Keadaan ini harus benar-benar disikapi secara kritis. Dalam dunia hukum, tidak hanya dibutuhkan ketepatam rasional dan matematis tetapi masih ada unsur hati nurani yang tidak dimiliki oleh robot. Oleh karena itu, AI dalam sistem peradilan kelak juga juga perlu memperhatikan sifat hakim yang tecermin dalam lambang hakim yang dikenal dengan “Panca Dharma Hakim.”
Sifat tersebut antara lain kartika, cakra, candra, sari dan tirta. Kartika berarti hakim perlu memiliki sifat percaya dan takwa kepada thuan, sesuai dengan agama dan kepercayaan masing-masing menurut dasar kemanusiaan yang adil dan beradab. Cakra mensyaratkan hakim mampu memusnahkan segala kebathilan, kezaliman dan ketidakadilan. Candra adalah sifat bijaksana dan berwibawa. Sari adalah sifat berbudi luhur dan berkelakuan tidak tercela, sedangkan tirta adalah sifat jujur.

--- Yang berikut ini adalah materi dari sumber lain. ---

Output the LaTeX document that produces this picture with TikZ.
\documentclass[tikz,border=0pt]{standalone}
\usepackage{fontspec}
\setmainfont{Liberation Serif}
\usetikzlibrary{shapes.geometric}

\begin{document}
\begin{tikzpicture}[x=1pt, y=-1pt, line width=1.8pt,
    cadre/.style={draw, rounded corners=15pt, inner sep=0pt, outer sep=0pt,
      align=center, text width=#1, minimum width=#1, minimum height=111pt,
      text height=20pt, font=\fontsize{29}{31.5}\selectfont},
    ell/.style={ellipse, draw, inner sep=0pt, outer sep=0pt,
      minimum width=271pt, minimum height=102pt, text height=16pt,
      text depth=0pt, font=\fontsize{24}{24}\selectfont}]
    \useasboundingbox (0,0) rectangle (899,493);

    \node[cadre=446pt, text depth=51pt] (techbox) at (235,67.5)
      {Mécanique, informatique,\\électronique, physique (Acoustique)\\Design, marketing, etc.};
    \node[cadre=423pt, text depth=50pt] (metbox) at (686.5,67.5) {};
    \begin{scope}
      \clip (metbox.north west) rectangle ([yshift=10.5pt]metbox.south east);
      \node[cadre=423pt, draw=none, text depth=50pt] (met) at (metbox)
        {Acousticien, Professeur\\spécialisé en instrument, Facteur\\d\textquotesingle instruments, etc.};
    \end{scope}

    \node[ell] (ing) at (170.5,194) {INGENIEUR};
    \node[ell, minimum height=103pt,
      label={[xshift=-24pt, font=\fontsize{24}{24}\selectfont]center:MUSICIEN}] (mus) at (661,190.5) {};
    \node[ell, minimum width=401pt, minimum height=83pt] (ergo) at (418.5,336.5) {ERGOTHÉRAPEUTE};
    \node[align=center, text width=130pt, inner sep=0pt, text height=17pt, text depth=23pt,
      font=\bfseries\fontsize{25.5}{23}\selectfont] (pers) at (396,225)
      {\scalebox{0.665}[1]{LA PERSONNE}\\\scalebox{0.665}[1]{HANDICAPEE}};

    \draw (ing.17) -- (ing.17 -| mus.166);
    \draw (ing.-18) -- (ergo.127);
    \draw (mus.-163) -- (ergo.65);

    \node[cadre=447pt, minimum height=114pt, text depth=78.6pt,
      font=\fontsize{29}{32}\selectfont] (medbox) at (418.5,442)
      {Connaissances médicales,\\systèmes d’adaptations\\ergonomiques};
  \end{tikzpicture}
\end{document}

Kelima sifat tersebut mungkin masih tidak dimiliki oleh AI. Relevansi AI akan menggantikan hakim terus menghasilkan perdebatan. Pantaskah hak asasi manusia seorang manusia di depan hukum diadili oleh sebuah robot yang tidak memiliki perasaan?

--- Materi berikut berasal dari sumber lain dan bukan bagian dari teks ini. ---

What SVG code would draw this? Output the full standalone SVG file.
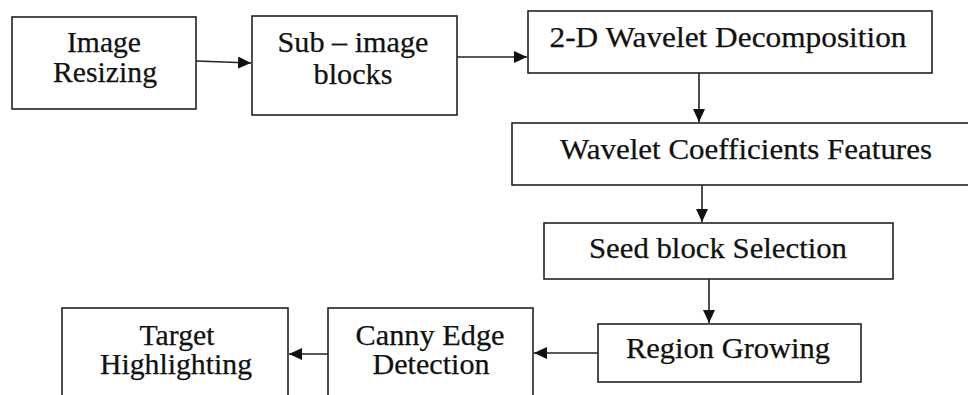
<svg xmlns="http://www.w3.org/2000/svg" width="968" height="395" viewBox="0 0 968 395">
  <style>
    .box { fill: #ffffff; stroke: #222222; stroke-width: 1.6; }
    .lbl { font-family: "Liberation Serif", "Times New Roman", serif; font-size: 29px; fill: #111111; stroke: #111111; stroke-width: 0.25; text-anchor: middle; }
    .link { fill: none; stroke: #222222; stroke-width: 1.6; marker-end: url(#arrow); }
  </style>
  <defs>
    <marker id="arrow" markerUnits="userSpaceOnUse" markerWidth="13" markerHeight="12" viewBox="0 0 13 12" refX="13" refY="6" orient="auto">
      <path d="M0,0 L13,6 L0,12 z" fill="#111111"/>
    </marker>
  </defs>
  <rect width="968" height="395" fill="#ffffff"/>

  <g id="connectors">
    <path class="link" d="M196,61 L251,63"/>
    <path class="link" d="M457,57 L527,57"/>
    <path class="link" d="M699,73 L699,122"/>
    <path class="link" d="M702,185 L702,222"/>
    <path class="link" d="M709,279 L709,323"/>
    <path class="link" d="M598,353 L534,353"/>
    <path class="link" d="M328,354 L289,354"/>
  </g>

  <g id="image-resizing">
    <rect class="box" x="12" y="17" width="184" height="92"/>
    <text class="lbl" x="104" y="52" textLength="74" lengthAdjust="spacingAndGlyphs">Image</text>
    <text class="lbl" x="105" y="82" textLength="104" lengthAdjust="spacingAndGlyphs">Resizing</text>
  </g>

  <g id="sub-image-blocks">
    <rect class="box" x="252" y="16" width="205" height="99"/>
    <text class="lbl" x="353" y="52" textLength="151" lengthAdjust="spacingAndGlyphs">Sub – image</text>
    <text class="lbl" x="353" y="84" textLength="79" lengthAdjust="spacingAndGlyphs">blocks</text>
  </g>

  <g id="wavelet-decomposition">
    <rect class="box" x="528" y="11" width="404" height="62"/>
    <text class="lbl" x="728" y="47" textLength="357" lengthAdjust="spacingAndGlyphs">2-D Wavelet Decomposition</text>
  </g>

  <g id="coefficient-features">
    <rect class="box" x="512" y="123" width="470" height="62"/>
    <text class="lbl" x="746" y="159" textLength="372" lengthAdjust="spacingAndGlyphs">Wavelet Coefficients Features</text>
  </g>

  <g id="seed-selection">
    <rect class="box" x="544" y="223" width="349" height="56"/>
    <text class="lbl" x="718" y="258" textLength="258" lengthAdjust="spacingAndGlyphs">Seed block Selection</text>
  </g>

  <g id="region-growing">
    <rect class="box" x="598" y="324" width="263" height="58"/>
    <text class="lbl" x="728" y="358" textLength="204" lengthAdjust="spacingAndGlyphs">Region Growing</text>
  </g>

  <g id="canny-edge">
    <rect class="box" x="328" y="308" width="205" height="100"/>
    <text class="lbl" x="430" y="345" textLength="149" lengthAdjust="spacingAndGlyphs">Canny Edge</text>
    <text class="lbl" x="431" y="374" textLength="117" lengthAdjust="spacingAndGlyphs">Detection</text>
  </g>

  <g id="target-highlighting">
    <rect class="box" x="62" y="308" width="226" height="100"/>
    <text class="lbl" x="177" y="345" textLength="75" lengthAdjust="spacingAndGlyphs">Target</text>
    <text class="lbl" x="176" y="374" textLength="152" lengthAdjust="spacingAndGlyphs">Highlighting</text>
  </g>
</svg>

Selain hakim, kehidupan seorang advokat juga bakal erancam. Dilansir dari bbc.com pada November 2017, terdapat kontes yang melibatkan 100 lebih advokat di London melawan platform AI yang bernama Case Cruncher Alpha. Baik manusia dan AI diberikan fakta dasar berupa ratusan kasus penjualan dari PPI (pembayaran asuransi perlindungan di Inggris) dan diminta untuk memprediksi apakah Ombudsman akan mengijinkan klaim asuransi tersebut. Secara keseluruhan, mereka mengajukan 775 prediksi. AI menang telak, dengan Case Cruncher mendapatkan tingkat akurasi 86,6%, dibandingkan dengan 66,3% untuk advokat.

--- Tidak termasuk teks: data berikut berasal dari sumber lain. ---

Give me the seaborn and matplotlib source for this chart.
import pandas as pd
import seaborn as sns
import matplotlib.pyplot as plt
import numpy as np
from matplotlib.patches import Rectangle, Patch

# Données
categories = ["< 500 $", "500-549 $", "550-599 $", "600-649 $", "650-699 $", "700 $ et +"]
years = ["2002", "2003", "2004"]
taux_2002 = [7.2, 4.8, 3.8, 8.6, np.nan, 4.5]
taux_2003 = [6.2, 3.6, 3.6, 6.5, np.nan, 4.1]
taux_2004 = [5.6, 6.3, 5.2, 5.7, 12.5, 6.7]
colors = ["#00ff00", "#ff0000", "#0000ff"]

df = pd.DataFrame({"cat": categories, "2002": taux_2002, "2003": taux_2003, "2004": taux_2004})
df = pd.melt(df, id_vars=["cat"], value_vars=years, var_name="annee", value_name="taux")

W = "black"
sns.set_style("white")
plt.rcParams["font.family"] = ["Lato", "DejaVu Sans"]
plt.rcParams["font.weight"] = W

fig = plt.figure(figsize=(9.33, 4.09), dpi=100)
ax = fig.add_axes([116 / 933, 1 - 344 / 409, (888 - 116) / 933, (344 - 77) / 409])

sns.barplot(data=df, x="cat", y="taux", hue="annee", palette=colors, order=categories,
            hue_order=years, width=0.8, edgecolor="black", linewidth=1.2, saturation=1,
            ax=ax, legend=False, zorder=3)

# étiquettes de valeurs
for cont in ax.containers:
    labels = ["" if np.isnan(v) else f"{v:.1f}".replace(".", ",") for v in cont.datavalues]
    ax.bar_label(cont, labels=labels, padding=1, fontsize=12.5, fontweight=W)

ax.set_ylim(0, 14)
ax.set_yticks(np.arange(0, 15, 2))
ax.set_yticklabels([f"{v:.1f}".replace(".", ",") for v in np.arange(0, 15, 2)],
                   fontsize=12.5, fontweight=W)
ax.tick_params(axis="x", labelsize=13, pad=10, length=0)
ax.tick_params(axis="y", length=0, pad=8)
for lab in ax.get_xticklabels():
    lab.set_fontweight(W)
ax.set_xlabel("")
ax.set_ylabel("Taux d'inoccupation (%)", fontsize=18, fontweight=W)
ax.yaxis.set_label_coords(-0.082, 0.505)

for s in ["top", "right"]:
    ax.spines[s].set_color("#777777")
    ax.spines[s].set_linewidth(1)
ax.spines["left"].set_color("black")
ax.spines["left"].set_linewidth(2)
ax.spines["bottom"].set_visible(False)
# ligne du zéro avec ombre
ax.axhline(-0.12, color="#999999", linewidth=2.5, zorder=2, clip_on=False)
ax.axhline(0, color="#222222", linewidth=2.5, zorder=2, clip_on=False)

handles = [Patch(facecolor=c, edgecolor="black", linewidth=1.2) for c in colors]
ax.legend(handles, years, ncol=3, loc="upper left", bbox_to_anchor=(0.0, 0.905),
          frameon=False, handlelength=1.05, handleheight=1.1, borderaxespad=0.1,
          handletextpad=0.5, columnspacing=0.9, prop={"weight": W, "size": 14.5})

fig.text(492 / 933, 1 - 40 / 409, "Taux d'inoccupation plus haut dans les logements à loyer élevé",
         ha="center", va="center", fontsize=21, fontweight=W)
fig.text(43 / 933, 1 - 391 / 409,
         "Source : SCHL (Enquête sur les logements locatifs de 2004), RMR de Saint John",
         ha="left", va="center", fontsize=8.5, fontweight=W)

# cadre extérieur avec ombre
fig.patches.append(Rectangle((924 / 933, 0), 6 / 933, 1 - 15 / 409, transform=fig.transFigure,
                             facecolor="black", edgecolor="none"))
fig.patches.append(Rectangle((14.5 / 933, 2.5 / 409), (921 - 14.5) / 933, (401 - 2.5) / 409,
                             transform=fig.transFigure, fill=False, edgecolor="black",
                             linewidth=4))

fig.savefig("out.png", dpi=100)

Dalam keunggulan itu tentunya akan membawa dampak buruk bagi kehidupan advokat dan bertentangan apabila robot menggantikan advokat dalam suatu persidangan. Pertentangan tersebut dapat dilihat dalam Pasal 2 kode etik advokat di Indonesia yang menyebutkan Advokat Indonesia harus bertakwa kepada Tuhan, bersikap satria, jujur dalam mempertahankan keadilan dan kebenaran dilandasi moral yang tinggi, luhur dan mulia. Keadaan dan sifat tersebut tidak terdapat dalam sebuah kecerasan buatan karena hakikat AI adalah robot.